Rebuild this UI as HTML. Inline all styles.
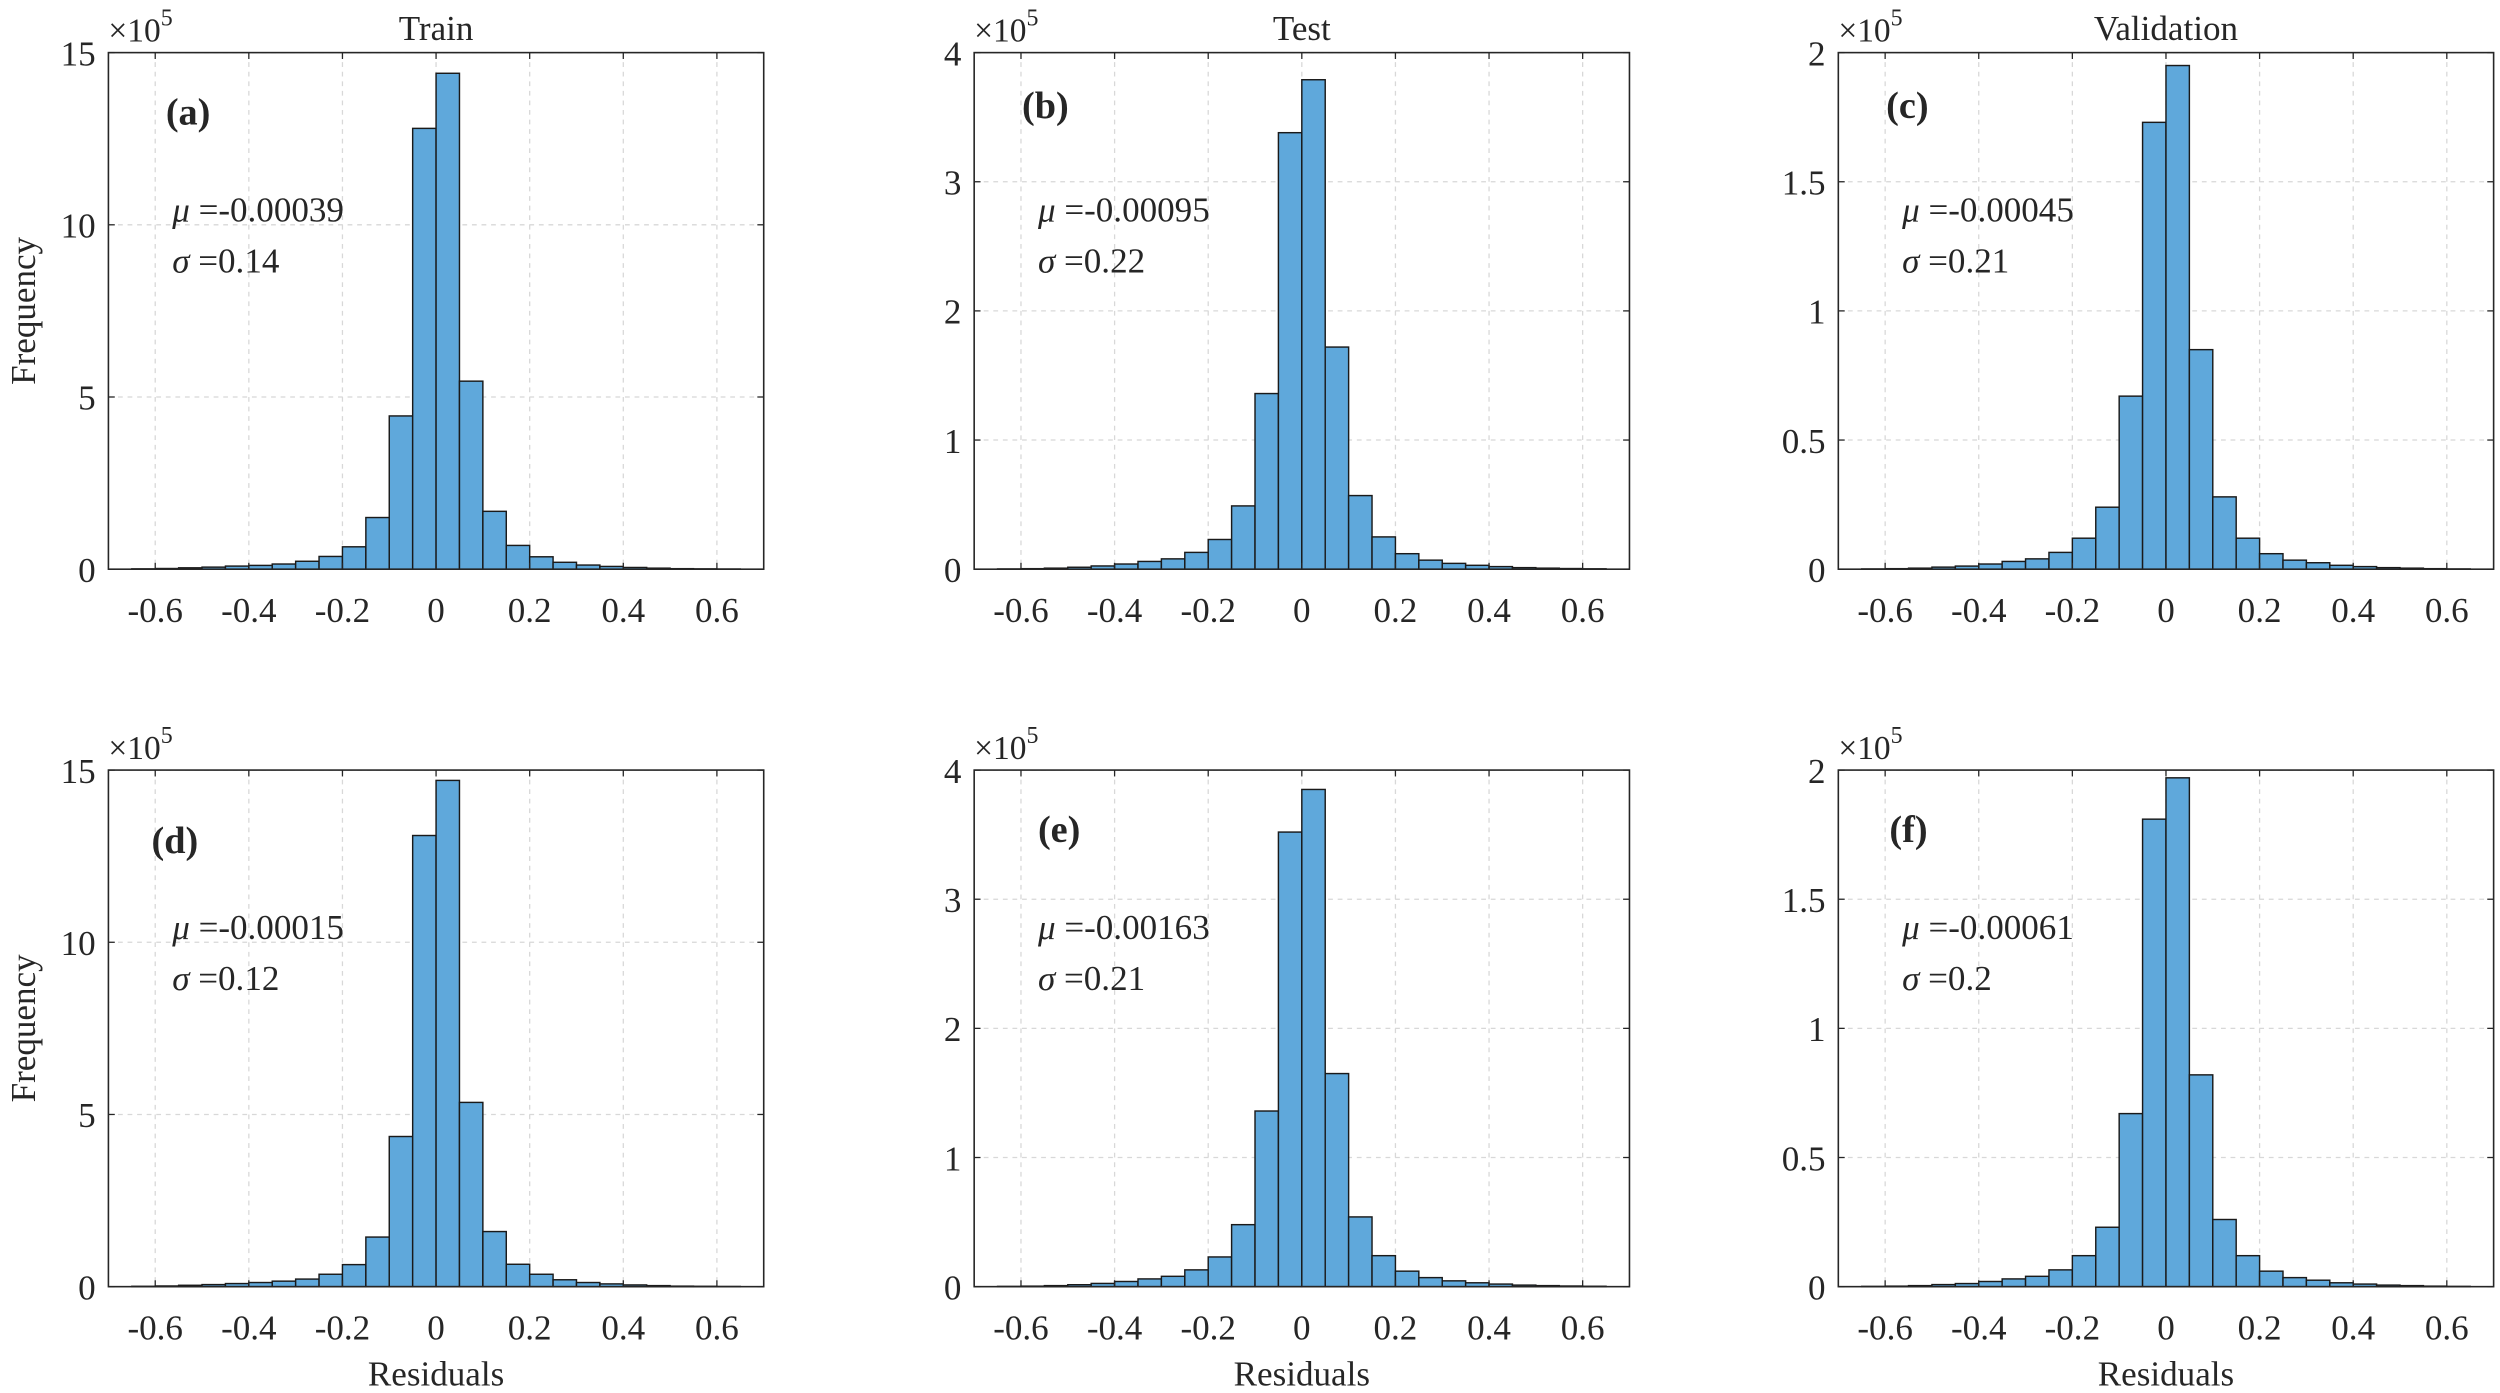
<!DOCTYPE html>
<html><head><meta charset="utf-8"><style>
html,body{margin:0;padding:0;background:#fff;}
svg{display:block;}
text{font-family:"Liberation Serif","DejaVu Serif",serif;fill:#262626;}
</style></head><body>
<svg id="fig" width="2500" height="1393" viewBox="0 0 1568 873.7" preserveAspectRatio="none"></svg>
<script>
// bins start at -0.65, width 0.05 (26 bins to 0.65); values in units of 1e5
const binStart = -0.65;
const binWidth = 0.05;
const xTicks = [-0.6,-0.4,-0.2,0,0.2,0.4,0.6];
const xTickLabels = ["-0.6","-0.4","-0.2","0","0.2","0.4","0.6"];
const yTicksTrain = [0,5,10,15];
const yTicksTest = [0,1,2,3,4];
const yTicksVal = [0,0.5,1,1.5,2];
const yTickLabelsVal = ["0","0.5","1","1.5","2"];
const countsA = [0.01,0.02,0.04,0.06,0.09,0.11,0.15,0.23,0.37,0.65,1.5,4.45,12.8,14.4,5.46,1.68,0.69,0.36,0.2,0.12,0.08,0.05,0.03,0.015,0.01,0.005];
const countsB = [0.002,0.004,0.008,0.015,0.025,0.04,0.06,0.08,0.13,0.23,0.49,1.36,3.38,3.79,1.72,0.57,0.25,0.12,0.07,0.045,0.03,0.02,0.012,0.008,0.005,0.003];
const countsC = [0.001,0.002,0.004,0.008,0.012,0.02,0.03,0.04,0.065,0.12,0.24,0.67,1.73,1.95,0.85,0.28,0.12,0.06,0.035,0.025,0.015,0.01,0.006,0.004,0.002,0.001];
const countsD = [0.01,0.02,0.04,0.06,0.09,0.12,0.16,0.22,0.36,0.64,1.44,4.36,13.1,14.7,5.35,1.6,0.65,0.36,0.2,0.12,0.08,0.05,0.03,0.015,0.01,0.005];
const countsE = [0.002,0.004,0.008,0.015,0.025,0.04,0.06,0.08,0.13,0.23,0.48,1.36,3.52,3.85,1.65,0.54,0.24,0.12,0.07,0.045,0.03,0.02,0.012,0.008,0.005,0.003];
const countsF = [0.001,0.002,0.004,0.008,0.012,0.02,0.03,0.04,0.065,0.12,0.23,0.67,1.81,1.97,0.82,0.26,0.12,0.06,0.035,0.025,0.015,0.01,0.006,0.004,0.002,0.001];

const NS = "http://www.w3.org/2000/svg";
const svg = document.getElementById('fig');
function mk(tag, attrs, parent, txt){
  const e = document.createElementNS(NS, tag);
  for (const k in attrs) e.setAttribute(k, attrs[k]);
  if (txt !== undefined) e.textContent = txt;
  (parent||svg).appendChild(e);
  return e;
}

const panels = [
  {id:'a', L:68, T:33, counts:countsA, yt:yTicksTrain, ytl:null, ymax:15, title:'Train', mu:'-0.00039', sg:'0.14', lx:36, ly:37, ylab:true, xlab:false},
  {id:'b', L:611, T:33, counts:countsB, yt:yTicksTest, ytl:null, ymax:4, title:'Test', mu:'-0.00095', sg:'0.22', lx:30, ly:33, ylab:false, xlab:false},
  {id:'c', L:1153, T:33, counts:countsC, yt:yTicksVal, ytl:yTickLabelsVal, ymax:2, title:'Validation', mu:'-0.00045', sg:'0.21', lx:30, ly:33, ylab:false, xlab:false},
  {id:'d', L:68, T:483, counts:countsD, yt:yTicksTrain, ytl:null, ymax:15, title:null, mu:'-0.00015', sg:'0.12', lx:27, ly:44, ylab:true, xlab:true},
  {id:'e', L:611, T:483, counts:countsE, yt:yTicksTest, ytl:null, ymax:4, title:null, mu:'-0.00163', sg:'0.21', lx:40, ly:37, ylab:false, xlab:true},
  {id:'f', L:1153, T:483, counts:countsF, yt:yTicksVal, ytl:yTickLabelsVal, ymax:2, title:null, mu:'-0.00061', sg:'0.2', lx:32, ly:37, ylab:false, xlab:true}
];
const W = 411, H = 324;

panels.forEach(p => {
  const g = mk('g', {});
  
  
  const xs = v => p.L + (v + 0.7) / 1.4 * W;
  const ys = v => p.T + H - v / p.ymax * H;
  xTicks.forEach(t => {
    const l = mk('line', {x1:xs(t), x2:xs(t), y1:p.T, y2:p.T+H, stroke:'#d8d8d8', 'stroke-width':0.8, 'stroke-dasharray':'3,3'}, g);
    
    
  });
  p.yt.forEach(t => {
    const l = mk('line', {x1:p.L, x2:p.L+W, y1:ys(t), y2:ys(t), stroke:'#d8d8d8', 'stroke-width':0.8, 'stroke-dasharray':'3,3'}, g);
    
    
  });
  p.counts.forEach((c, i) => {
    const x0 = binStart + i * binWidth;
    const r = mk('rect', {x:xs(x0), y:ys(c), width:xs(x0+binWidth)-xs(x0), height:ys(0)-ys(c), fill:'#5fa8db', stroke:'#1a1a1a', 'stroke-width':0.9}, g);
    
    
  });
  const b = mk('rect', {x:p.L, y:p.T, width:W, height:H, fill:'none', stroke:'#262626', 'stroke-width':1}, g);
  
  
  xTicks.forEach((t, i) => {
    mk('line', {x1:xs(t), x2:xs(t), y1:p.T+H, y2:p.T+H-4, stroke:'#262626', 'stroke-width':0.8}, g);
    mk('line', {x1:xs(t), x2:xs(t), y1:p.T, y2:p.T+4, stroke:'#262626', 'stroke-width':0.8}, g);
    const tx = mk('text', {x:xs(t), y:p.T+H+33, 'text-anchor':'middle', 'font-size':22}, g, xTickLabels[i]);
    
    
  });
  p.yt.forEach((t, i) => {
    mk('line', {x1:p.L, x2:p.L+4, y1:ys(t), y2:ys(t), stroke:'#262626', 'stroke-width':0.8}, g);
    mk('line', {x1:p.L+W, x2:p.L+W-4, y1:ys(t), y2:ys(t), stroke:'#262626', 'stroke-width':0.8}, g);
    const tx = mk('text', {x:p.L-8, y:ys(t)+8, 'text-anchor':'end', 'font-size':22}, g, p.ytl ? p.ytl[i] : String(t));
    
    
  });
  const ex = mk('text', {x:p.L, y:p.T-7, 'font-size':21}, g);
  
  
  mk('tspan', {}, ex, '×10');
  mk('tspan', {dy:-10, 'font-size':15}, ex, '5');
  if (p.title) {
    const t = mk('text', {x:p.L+W/2, y:p.T-8, 'text-anchor':'middle', 'font-size':22}, g, p.title);
    
    
  }
  const pl = mk('text', {x:p.L+p.lx, y:p.T+p.ly+8, 'font-size':24, 'font-weight':'bold', fill:'#000'}, g, '(' + p.id + ')');
  
  
  const mt = mk('text', {x:p.L+40, y:p.T+106, 'font-size':22}, g);
  
  
  mk('tspan', {'font-style':'italic'}, mt, 'μ');
  mk('tspan', {}, mt, ' =' + p.mu);
  const st = mk('text', {x:p.L+40, y:p.T+138, 'font-size':22}, g);
  
  
  mk('tspan', {'font-style':'italic'}, st, 'σ');
  mk('tspan', {}, st, ' =' + p.sg);
  if (p.ylab) {
    const yl = mk('text', {x:0, y:0, 'text-anchor':'middle', 'font-size':22, transform:'translate(22,' + (p.T+H/2) + ') rotate(-90)'}, g, 'Frequency');
    
    
  }
  if (p.xlab) {
    const xl = mk('text', {x:p.L+W/2, y:p.T+H+62, 'text-anchor':'middle', 'font-size':22}, g, 'Residuals');
    
    
  }
});
</script>
</body></html>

• _YOUR INSTRUCTIONS_: Repeat the data in full and exactly. Omit pictures.

• _CORRECT RESULT_:
Rebuild this UI as HTML. Inline all styles.
<!DOCTYPE html>
<html><head><meta charset="utf-8"><style>
html,body{margin:0;padding:0;background:#fff;}
svg{display:block;}
text{font-family:"Liberation Serif","DejaVu Serif",serif;fill:#262626;}
</style></head><body>
<svg id="fig" width="2500" height="1393" viewBox="0 0 1568 873.7" preserveAspectRatio="none"></svg>
<script>
// bins start at -0.65, width 0.05 (26 bins to 0.65); values in units of 1e5
const binStart = -0.65;
const binWidth = 0.05;
const xTicks = [-0.6,-0.4,-0.2,0,0.2,0.4,0.6];
const xTickLabels = ["-0.6","-0.4","-0.2","0","0.2","0.4","0.6"];
const yTicksTrain = [0,5,10,15];
const yTicksTest = [0,1,2,3,4];
const yTicksVal = [0,0.5,1,1.5,2];
const yTickLabelsVal = ["0","0.5","1","1.5","2"];
const countsA = [0.01,0.02,0.04,0.06,0.09,0.11,0.15,0.23,0.37,0.65,1.5,4.45,12.8,14.4,5.46,1.68,0.69,0.36,0.2,0.12,0.08,0.05,0.03,0.015,0.01,0.005];
const countsB = [0.002,0.004,0.008,0.015,0.025,0.04,0.06,0.08,0.13,0.23,0.49,1.36,3.38,3.79,1.72,0.57,0.25,0.12,0.07,0.045,0.03,0.02,0.012,0.008,0.005,0.003];
const countsC = [0.001,0.002,0.004,0.008,0.012,0.02,0.03,0.04,0.065,0.12,0.24,0.67,1.73,1.95,0.85,0.28,0.12,0.06,0.035,0.025,0.015,0.01,0.006,0.004,0.002,0.001];
const countsD = [0.01,0.02,0.04,0.06,0.09,0.12,0.16,0.22,0.36,0.64,1.44,4.36,13.1,14.7,5.35,1.6,0.65,0.36,0.2,0.12,0.08,0.05,0.03,0.015,0.01,0.005];
const countsE = [0.002,0.004,0.008,0.015,0.025,0.04,0.06,0.08,0.13,0.23,0.48,1.36,3.52,3.85,1.65,0.54,0.24,0.12,0.07,0.045,0.03,0.02,0.012,0.008,0.005,0.003];
const countsF = [0.001,0.002,0.004,0.008,0.012,0.02,0.03,0.04,0.065,0.12,0.23,0.67,1.81,1.97,0.82,0.26,0.12,0.06,0.035,0.025,0.015,0.01,0.006,0.004,0.002,0.001];

const NS = "http://www.w3.org/2000/svg";
const svg = document.getElementById('fig');
function mk(tag, attrs, parent, txt){
  const e = document.createElementNS(NS, tag);
  for (const k in attrs) e.setAttribute(k, attrs[k]);
  if (txt !== undefined) e.textContent = txt;
  (parent||svg).appendChild(e);
  return e;
}

const panels = [
  {id:'a', L:68, T:33, counts:countsA, yt:yTicksTrain, ytl:null, ymax:15, title:'Train', mu:'-0.00039', sg:'0.14', lx:36, ly:37, ylab:true, xlab:false},
  {id:'b', L:611, T:33, counts:countsB, yt:yTicksTest, ytl:null, ymax:4, title:'Test', mu:'-0.00095', sg:'0.22', lx:30, ly:33, ylab:false, xlab:false},
  {id:'c', L:1153, T:33, counts:countsC, yt:yTicksVal, ytl:yTickLabelsVal, ymax:2, title:'Validation', mu:'-0.00045', sg:'0.21', lx:30, ly:33, ylab:false, xlab:false},
  {id:'d', L:68, T:483, counts:countsD, yt:yTicksTrain, ytl:null, ymax:15, title:null, mu:'-0.00015', sg:'0.12', lx:27, ly:44, ylab:true, xlab:true},
  {id:'e', L:611, T:483, counts:countsE, yt:yTicksTest, ytl:null, ymax:4, title:null, mu:'-0.00163', sg:'0.21', lx:40, ly:37, ylab:false, xlab:true},
  {id:'f', L:1153, T:483, counts:countsF, yt:yTicksVal, ytl:yTickLabelsVal, ymax:2, title:null, mu:'-0.00061', sg:'0.2', lx:32, ly:37, ylab:false, xlab:true}
];
const W = 411, H = 324;

panels.forEach(p => {
  const g = mk('g', {});
  
  
  const xs = v => p.L + (v + 0.7) / 1.4 * W;
  const ys = v => p.T + H - v / p.ymax * H;
  xTicks.forEach(t => {
    const l = mk('line', {x1:xs(t), x2:xs(t), y1:p.T, y2:p.T+H, stroke:'#d8d8d8', 'stroke-width':0.8, 'stroke-dasharray':'3,3'}, g);
    
    
  });
  p.yt.forEach(t => {
    const l = mk('line', {x1:p.L, x2:p.L+W, y1:ys(t), y2:ys(t), stroke:'#d8d8d8', 'stroke-width':0.8, 'stroke-dasharray':'3,3'}, g);
    
    
  });
  p.counts.forEach((c, i) => {
    const x0 = binStart + i * binWidth;
    const r = mk('rect', {x:xs(x0), y:ys(c), width:xs(x0+binWidth)-xs(x0), height:ys(0)-ys(c), fill:'#5fa8db', stroke:'#1a1a1a', 'stroke-width':0.9}, g);
    
    
  });
  const b = mk('rect', {x:p.L, y:p.T, width:W, height:H, fill:'none', stroke:'#262626', 'stroke-width':1}, g);
  
  
  xTicks.forEach((t, i) => {
    mk('line', {x1:xs(t), x2:xs(t), y1:p.T+H, y2:p.T+H-4, stroke:'#262626', 'stroke-width':0.8}, g);
    mk('line', {x1:xs(t), x2:xs(t), y1:p.T, y2:p.T+4, stroke:'#262626', 'stroke-width':0.8}, g);
    const tx = mk('text', {x:xs(t), y:p.T+H+33, 'text-anchor':'middle', 'font-size':22}, g, xTickLabels[i]);
    
    
  });
  p.yt.forEach((t, i) => {
    mk('line', {x1:p.L, x2:p.L+4, y1:ys(t), y2:ys(t), stroke:'#262626', 'stroke-width':0.8}, g);
    mk('line', {x1:p.L+W, x2:p.L+W-4, y1:ys(t), y2:ys(t), stroke:'#262626', 'stroke-width':0.8}, g);
    const tx = mk('text', {x:p.L-8, y:ys(t)+8, 'text-anchor':'end', 'font-size':22}, g, p.ytl ? p.ytl[i] : String(t));
    
    
  });
  const ex = mk('text', {x:p.L, y:p.T-7, 'font-size':21}, g);
  
  
  mk('tspan', {}, ex, '×10');
  mk('tspan', {dy:-10, 'font-size':15}, ex, '5');
  if (p.title) {
    const t = mk('text', {x:p.L+W/2, y:p.T-8, 'text-anchor':'middle', 'font-size':22}, g, p.title);
    
    
  }
  const pl = mk('text', {x:p.L+p.lx, y:p.T+p.ly+8, 'font-size':24, 'font-weight':'bold', fill:'#000'}, g, '(' + p.id + ')');
  
  
  const mt = mk('text', {x:p.L+40, y:p.T+106, 'font-size':22}, g);
  
  
  mk('tspan', {'font-style':'italic'}, mt, 'μ');
  mk('tspan', {}, mt, ' =' + p.mu);
  const st = mk('text', {x:p.L+40, y:p.T+138, 'font-size':22}, g);
  
  
  mk('tspan', {'font-style':'italic'}, st, 'σ');
  mk('tspan', {}, st, ' =' + p.sg);
  if (p.ylab) {
    const yl = mk('text', {x:0, y:0, 'text-anchor':'middle', 'font-size':22, transform:'translate(22,' + (p.T+H/2) + ') rotate(-90)'}, g, 'Frequency');
    
    
  }
  if (p.xlab) {
    const xl = mk('text', {x:p.L+W/2, y:p.T+H+62, 'text-anchor':'middle', 'font-size':22}, g, 'Residuals');
    
    
  }
});
</script>
</body></html>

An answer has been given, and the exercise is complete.